Prof. Tanigaki Mariko, Ph.D (kiri), Dr. (Cand) Diani Risda (tengah), dan Sandy Ferianda, M.Hum (kanan) pada pertemuan ke-7 International Class on Asian Community, di PIA Hotel Pangkalpinang.
Pangkalpinang (28/3) - Fakultas Ilmu Ilmu Sosial dan Ilmu Politik Universitas Bangka Belitung (FISIP UBB) bekerjasama dengan One Asia Foundation (OAF) kembali menggelar pertemuan ke-7 dari 16 pertemuan International Class on Asian Community, pada hari Kamis, 28 Maret 2019, di Hotel PIA, Pangkalpinang.
Pada pertemuan ke-7 ini mengangkat tema "The Importance of Asian Community Common Goals", dengan narasumber Prof. Tanigaki Mariko, Ph.D. (The University of Tokyo) yang merupakan Pakar Sejarah Politik, dimoderatori oleh Sandy Ferianda, M.Hum (Dosen Sastra Inggris FISIP UBB) dan diinterpretasikan oleh Dr. (Cand) Diani Risda (Dosen Sastra Jepang, Universitas Pendidikan Indonesia).
Sebelum perkuliahan dimulai, Dini Wulansari, M.A (Sekretaris Jurusan Sastra Inggris FISIP UBB) menyampaikan Welcome Speech kepada narasumber dan seluruh peserta International Class on Asian Community.

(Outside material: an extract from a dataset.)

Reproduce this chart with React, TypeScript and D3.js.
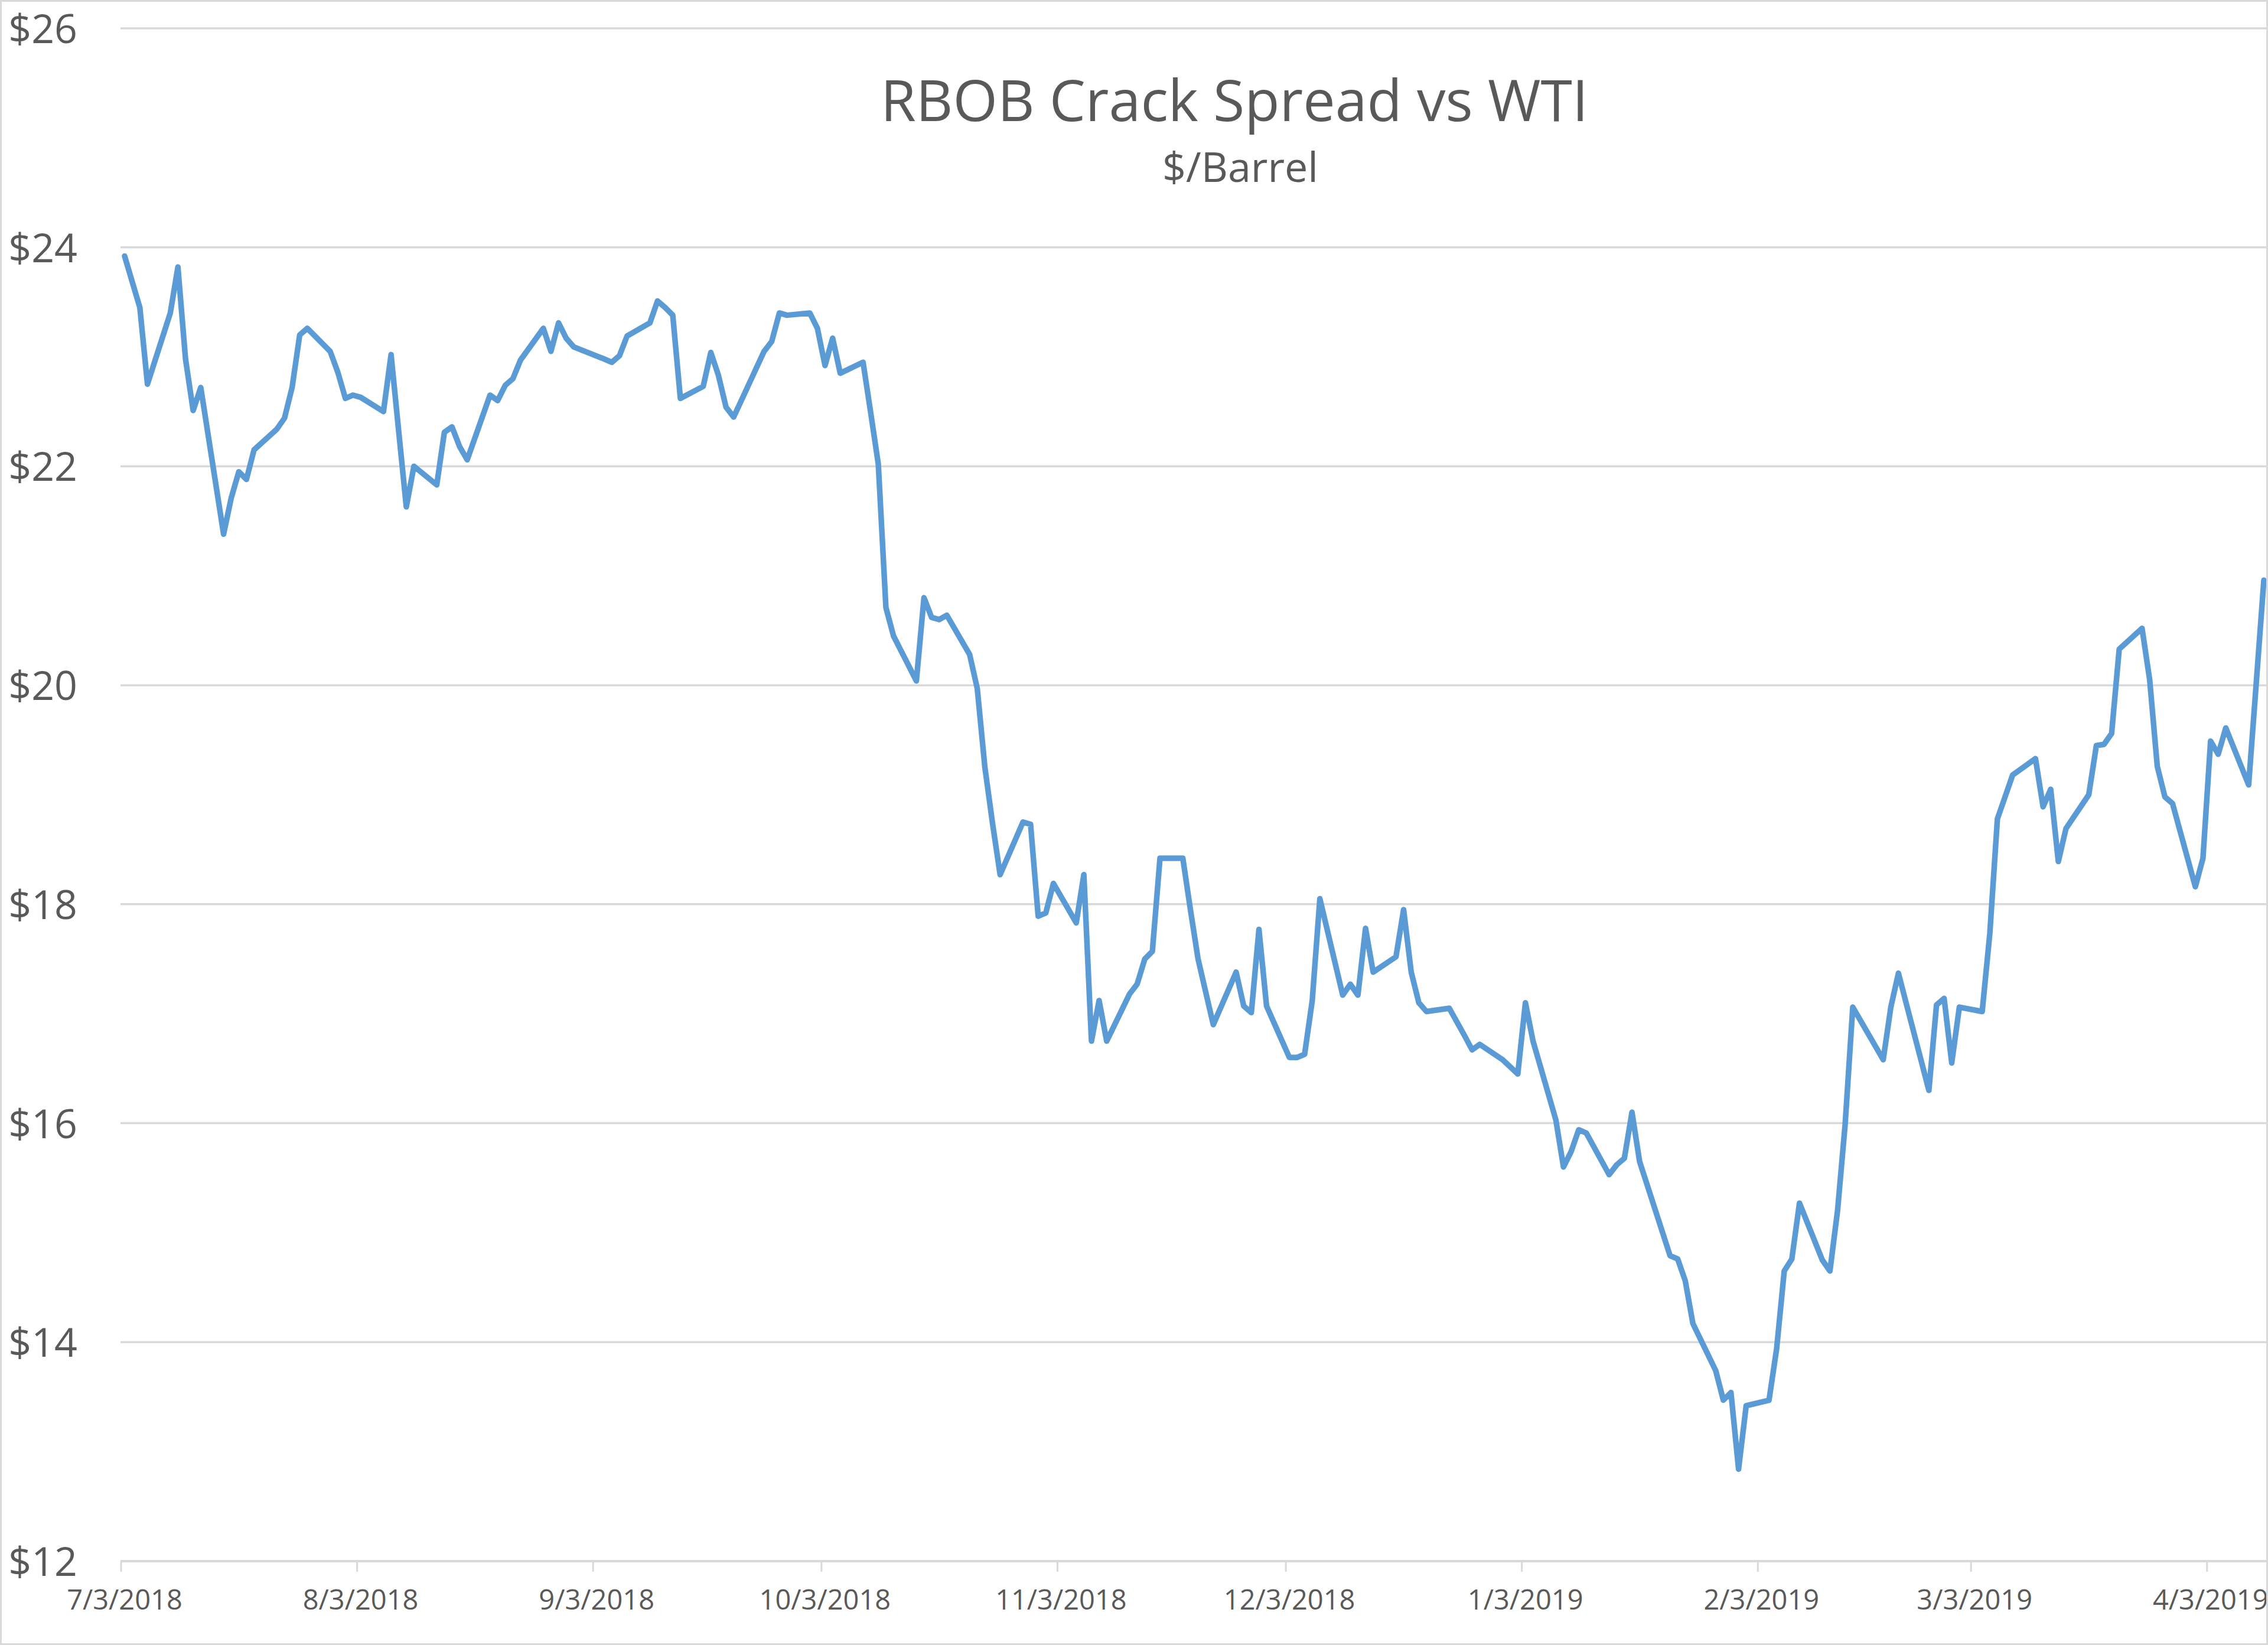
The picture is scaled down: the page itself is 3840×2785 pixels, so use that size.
import * as d3 from 'd3';
import React, { useRef, useEffect } from 'react';

const W = 3840;
const H = 2785;

// trading days, 7/3/2018 - 4/10/2019
const dates = [
  "7/3/2018","7/5/2018","7/6/2018","7/9/2018","7/10/2018","7/11/2018","7/12/2018","7/13/2018","7/16/2018","7/17/2018",
  "7/18/2018","7/19/2018","7/20/2018","7/23/2018","7/24/2018","7/25/2018","7/26/2018","7/27/2018","7/30/2018","7/31/2018",
  "8/1/2018","8/2/2018","8/3/2018","8/6/2018","8/7/2018","8/8/2018","8/9/2018","8/10/2018","8/13/2018","8/14/2018",
  "8/15/2018","8/16/2018","8/17/2018","8/20/2018","8/21/2018","8/22/2018","8/23/2018","8/24/2018","8/27/2018","8/28/2018",
  "8/29/2018","8/30/2018","8/31/2018",
  "9/4/2018","9/5/2018","9/6/2018","9/7/2018","9/10/2018","9/11/2018","9/12/2018","9/13/2018","9/14/2018","9/17/2018",
  "9/18/2018","9/19/2018","9/20/2018","9/21/2018","9/24/2018","9/25/2018","9/26/2018","9/27/2018","9/28/2018",
  "10/1/2018","10/2/2018","10/3/2018","10/4/2018","10/5/2018","10/8/2018","10/9/2018","10/10/2018","10/11/2018","10/12/2018",
  "10/15/2018","10/16/2018","10/17/2018","10/18/2018","10/19/2018","10/22/2018","10/23/2018","10/24/2018","10/25/2018","10/26/2018",
  "10/29/2018","10/30/2018","10/31/2018",
  "11/1/2018","11/2/2018","11/5/2018","11/6/2018","11/7/2018","11/8/2018","11/9/2018","11/12/2018","11/13/2018","11/14/2018",
  "11/15/2018","11/16/2018","11/19/2018","11/20/2018","11/21/2018","11/23/2018","11/26/2018","11/27/2018","11/28/2018","11/29/2018",
  "11/30/2018",
  "12/3/2018","12/4/2018","12/5/2018","12/6/2018","12/7/2018","12/10/2018","12/11/2018","12/12/2018","12/13/2018","12/14/2018",
  "12/17/2018","12/18/2018","12/19/2018","12/20/2018","12/21/2018","12/24/2018","12/26/2018","12/27/2018","12/28/2018","12/31/2018",
  "1/2/2019","1/3/2019","1/4/2019","1/7/2019","1/8/2019","1/9/2019","1/10/2019","1/11/2019","1/14/2019","1/15/2019",
  "1/16/2019","1/17/2019","1/18/2019","1/22/2019","1/23/2019","1/24/2019","1/25/2019","1/28/2019","1/29/2019","1/30/2019",
  "1/31/2019",
  "2/1/2019","2/4/2019","2/5/2019","2/6/2019","2/7/2019","2/8/2019","2/11/2019","2/12/2019","2/13/2019","2/14/2019",
  "2/15/2019","2/19/2019","2/20/2019","2/21/2019","2/22/2019","2/25/2019","2/26/2019","2/27/2019","2/28/2019",
  "3/1/2019","3/4/2019","3/5/2019","3/6/2019","3/7/2019","3/8/2019","3/11/2019","3/12/2019","3/13/2019","3/14/2019",
  "3/15/2019","3/18/2019","3/19/2019","3/20/2019","3/21/2019","3/22/2019","3/25/2019","3/26/2019","3/27/2019","3/28/2019",
  "3/29/2019",
  "4/1/2019","4/2/2019","4/3/2019","4/4/2019","4/5/2019","4/8/2019","4/9/2019","4/10/2019"
];

// $/barrel
const spread = [
  23.92, 23.45, 22.75, 23.40, 23.82, 22.98, 22.51, 22.72, 21.38, 21.71,
  21.95, 21.88, 22.15, 22.34, 22.44, 22.72, 23.20, 23.26, 23.05, 22.86,
  22.62, 22.65, 22.63, 22.50, 23.02, 22.32, 21.63, 22.00, 21.83, 22.31,
  22.36, 22.18, 22.06, 22.65, 22.60, 22.74, 22.80, 22.97, 23.26, 23.05,
  23.31, 23.17, 23.09,
  22.98, 22.95, 23.01, 23.19, 23.31, 23.51, 23.45, 23.38, 22.62, 22.73,
  23.04, 22.83, 22.54, 22.45, 22.90, 23.05, 23.14, 23.40, 23.38,
  23.40, 23.26, 22.92, 23.17, 22.85, 22.95, 22.49, 22.02, 20.71, 20.45,
  20.04, 20.80, 20.62, 20.60, 20.64, 20.28, 19.97, 19.25, 18.74, 18.27,
  18.75, 18.73, 17.89,
  17.92, 18.19, 17.83, 18.27, 16.75, 17.12, 16.75, 17.18, 17.27, 17.50,
  17.57, 18.42, 18.42, 17.95, 17.50, 16.90, 17.38, 17.07, 17.01, 17.77,
  17.07,
  16.60, 16.60, 16.63, 17.12, 18.05, 17.17, 17.27, 17.17, 17.78, 17.38,
  17.52, 17.95, 17.38, 17.10, 17.02, 17.05, 16.80, 16.67, 16.72, 16.58,
  16.45, 17.10, 16.75, 16.03, 15.60, 15.74, 15.94, 15.91, 15.53, 15.62,
  15.68, 16.10, 15.65, 14.79, 14.76, 14.56, 14.17, 13.74, 13.47, 13.54,
  12.84,
  13.42, 13.47, 13.94, 14.65, 14.76, 15.27, 14.75, 14.65, 15.20, 15.99,
  17.06, 16.58, 17.06, 17.37, 17.10, 16.30, 17.08, 17.14, 16.55,
  17.06, 17.02, 17.73, 18.78, 18.98, 19.18, 19.33, 18.89, 19.05, 18.39,
  18.69, 19.00, 19.45, 19.46, 19.56, 20.33, 20.52, 20.05, 19.26, 18.98,
  18.92,
  18.16, 18.42, 19.49, 19.37, 19.61, 19.09, 20.02, 20.96
];

const yTicks = [12, 14, 16, 18, 20, 22, 24, 26];
const xTickLabels = [
  "7/3/2018", "8/3/2018", "9/3/2018", "10/3/2018", "11/3/2018",
  "12/3/2018", "1/3/2019", "2/3/2019", "3/3/2019", "4/3/2019"
];

const FONT = "'Open Sans', 'Noto Sans', sans-serif";
const TEXT = "#595959";
const GRID = "#d9d9d9";

function CrackChart() {
  const ref = useRef(null);

  useEffect(() => {
    draw();
  }, []);

  const draw = () => {
    const svg = d3.select(ref.current);
    svg.selectAll("*").remove();

    const parse = d3.utcParse("%m/%d/%Y");
    const data = dates.map((d, i) => ({ date: parse(d), value: spread[i] }));

    const plotLeft = 204;
    const plotRight = 3838;

    const x = d3.scaleUtc()
      .domain(d3.extent(data, d => d.date))
      .range([211, 3833]);

    const y = d3.scaleLinear()
      .domain([12, 26])
      .range([2643, 48]);

    svg.append("rect")
      .attr("x", 0).attr("y", 0)
      .attr("width", W).attr("height", H)
      .attr("fill", "#fff");

    // gridlines
    svg.append("g")
      .selectAll("line")
      .data(yTicks.slice(1))
      .enter()
      .append("line")
      .attr("x1", plotLeft)
      .attr("x2", plotRight)
      .attr("y1", d => y(d))
      .attr("y2", d => y(d))
      .attr("stroke", GRID)
      .attr("stroke-width", 3.5);

    // y labels
    svg.append("g")
      .selectAll("text")
      .data(yTicks)
      .enter()
      .append("text")
      .attr("x", 131)
      .attr("y", d => y(d) + 25)
      .attr("text-anchor", "end")
      .attr("font-family", FONT)
      .attr("font-size", 68)
      .attr("fill", TEXT)
      .text(d => "$" + d);

    // x axis
    const tickDates = xTickLabels.map(parse);
    const xAxis = svg.append("g").attr("transform", `translate(0, ${y(12)})`);
    xAxis.append("line")
      .attr("x1", plotLeft)
      .attr("x2", plotRight)
      .attr("stroke", GRID)
      .attr("stroke-width", 4);
    xAxis.selectAll(".tick")
      .data(tickDates)
      .enter()
      .append("line")
      .attr("x1", d => x(d) - 6)
      .attr("x2", d => x(d) - 6)
      .attr("y1", 0)
      .attr("y2", 18)
      .attr("stroke", GRID)
      .attr("stroke-width", 3);
    xAxis.selectAll("text")
      .data(tickDates)
      .enter()
      .append("text")
      .attr("x", d => x(d))
      .attr("y", 82)
      .attr("text-anchor", "middle")
      .attr("font-family", FONT)
      .attr("font-size", 47)
      .attr("fill", TEXT)
      .text((d, i) => xTickLabels[i]);

    // the series
    const line = d3.line()
      .x(d => x(d.date))
      .y(d => y(d.value));

    svg.append("path")
      .datum(data)
      .attr("d", line)
      .attr("fill", "none")
      .attr("stroke", "#5B9BD5")
      .attr("stroke-width", 9.5)
      .attr("stroke-linejoin", "round")
      .attr("stroke-linecap", "round");

    // titles
    svg.append("text")
      .attr("x", 2090)
      .attr("y", 205)
      .attr("text-anchor", "middle")
      .attr("font-family", FONT)
      .attr("font-size", 97)
      .attr("fill", TEXT)
      .text("RBOB Crack Spread vs WTI");

    svg.append("text")
      .attr("x", 2100)
      .attr("y", 308)
      .attr("text-anchor", "middle")
      .attr("font-family", FONT)
      .attr("font-size", 70)
      .attr("fill", TEXT)
      .text("$/Barrel");

    // chart frame
    svg.append("rect")
      .attr("x", 1.5).attr("y", 1.5)
      .attr("width", W - 3).attr("height", H - 3)
      .attr("fill", "none")
      .attr("stroke", GRID)
      .attr("stroke-width", 3);
  };

  return (
    <svg ref={ref} width={W} height={H} style={{ display: "block" }}></svg>
  );
}

export default function App() {
  return (
    <div style={{ position: "absolute", left: 0, top: 0 }}>
      <CrackChart />
    </div>
  );
}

Dini Wulansari sedikit memaparkan isi dari materi yang akan disampaikan. "Tujuan utama materi ini yaitu untuk menyatukan pembentukan jaringan anak muda dengan yang lainnya, agar mencapai Asia yang berperan penting dalam dunia, yang bisa disalurkan melalui experience, feedback, dan knowledge", ujar beliau kepada seluruh peserta.
Mengawali perkuliahan, Tanigaki Mariko menceritakan sedikit kisah hidupnya dan pengalamannya berada di Indonesia. Ini merupakan kedatangan yang ke-2 kalinya bagi Tanigaki Mariko di Indonesia. Kedatangan Tanigaki yang pertama kalinya yaitu pada tahun 1990-an, beliau mengungkapkan bahwa Indonesia sudah sangat berkembang dari puluhan tahun yang lalu. Tanigaki Mariko mengenakan pakaian kimono dalam menyampaikan materi kali ini. Menurut Tanigaki Mariko pakaian kimono sangatlah tepat untuk menghormati budaya yang ada di Indonesia.
Tanigaki Mariko mengakui bahwa beliau lebih mengenal Hongkong daripada Jepang, karena dalam penelitian banyak membicarakan tentang Hongkong (Contemporary Hongkong Studies). Tetapi, dalam hal lain, Tanigaki sangat mengapresiasi sistem pendidikan di Jepang, sebab sistem pendidikan di Jepang sangat adil, tanpa memandang jenis kelamin, asal, dan derajat. Namun di sisi lain, Tanigaki sangat tidak setuju dengan kondisi Jepang saat ini yang memasuki Society 5.0, dimana segala sesuatu bisa diselesaikan melalui kecanggihan teknologi. Beliau mempercayai bahwa manusia adalah pelaku utama dalam melakukan segala sesuatu.
Jepang yang pernah menjajah negara Indonesia dan lainnya, ternyata membuat mereka mengurung diri untuk bersosialisasi dengan negara Asia lainnya, itulah yang membuat Tanigaki baru mendapatkan teman dari negara lain di usianya yang 50'an tahun. Setelah melewati beberapa dekade, Jepang sebagai negara maju juga mengalami beberapa permasalahan, seperti sedikitnya angka kelahiran, menurunnya angka produktif, migrasi dari desa ke kota, dan kesenjangan ekonomi di beberapa daerah. Tanigaki mengakui bahwa permasalahan tersebut berbeda dengan Indonesia yang telah lebih produktif dibandingkan Jepang. Dari keseluruhan materi yang diberikan, Tanigaki Mariko memaparkan bahwa pergerakan manusia sangat dahsyat, sehingga membuat Jepang menjadi multikultural yang menyebabkan perubahan kondisi sosial Jepang saat ini.
Kegiatan perkuliahan ditutup dengan berbagai pertanyaan yang dilontarkan para peserta, kuiz dan pemberian doorprize.